China Vanke says property's "golden era" over, demand outlook solid

DONGGUAN (Reuters) - The days of rapid growth in China's real estate sector are over, but the government's urbanisation drive will continue to drive demand for the next 15 years, the country's biggest residential property developer China Vanke said.

After climbing at double-digit rates through most of last year, home prices in China started cooling in late 2013, with the annual growth in average new home prices slowing to an 11-month low in April as a sustained campaign to clamp down on speculative investment and easy credit gained traction.
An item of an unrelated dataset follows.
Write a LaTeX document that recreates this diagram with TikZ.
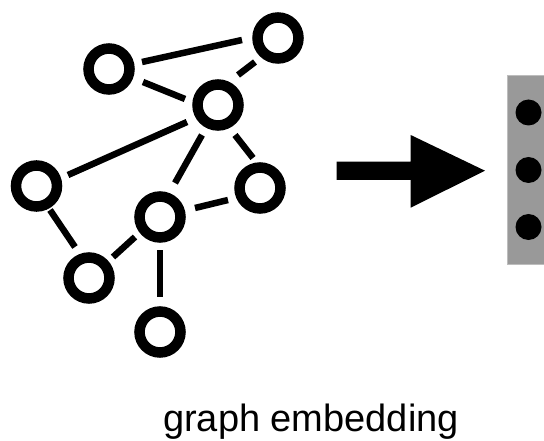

Vanke president Yu Liang said the slowdown heralded the end of the golden era for Chinese real estate, but said the outlook for the property sector remained healthy.

"The white silver era has just begun," Yu told reporters at its research and development centre in the southern Chinese city of Dongguan this week.

"The industry is now after quality and service and back to real demand...The industry was worth 8.1 trillion yuan (S$1.6 trillion) last year, even growing at a single-digit rate, it's still large enough for us."

Yu said he believed government measures to curb speculation in the property sector had worked and prices were now more sustainable. "I don't agree there's a bubble. Since the tightening measures in 2008, financial leverage of developers and individual investors has dropped significantly," Yu said.

Vanke has joined a host of Chinese developers in stepping up its overseas ventures at a time when tighter liquidity, over supply and slowing transactions on the mainland are fuelling worries over the outlook for the country's property market.

The president's comments came just days after the chairman of SOHO China sounded alarm over the real estate sector.

"I am not upbeat about the residential market. I think China's real estate is like the Titanic and it will soon hit an iceberg up front," local media quoted Soho China chairman Pan Shiyi as telling a financial forum last week. "When it hits, it doesn't only create a risk for the real estate industry, but a bigger risk for the financial industry."

China Vanke also aims to list in the second half of June, Yu added, part of its effort to expand its business overseas and tap the offshore capital market.

It announced in January last year it would move its foreign-currency B-shares to Hong Kong and got official approval from Hong Kong's regulator last week, becoming the third company to leave the mainland's moribund B-share market in Shenzhen.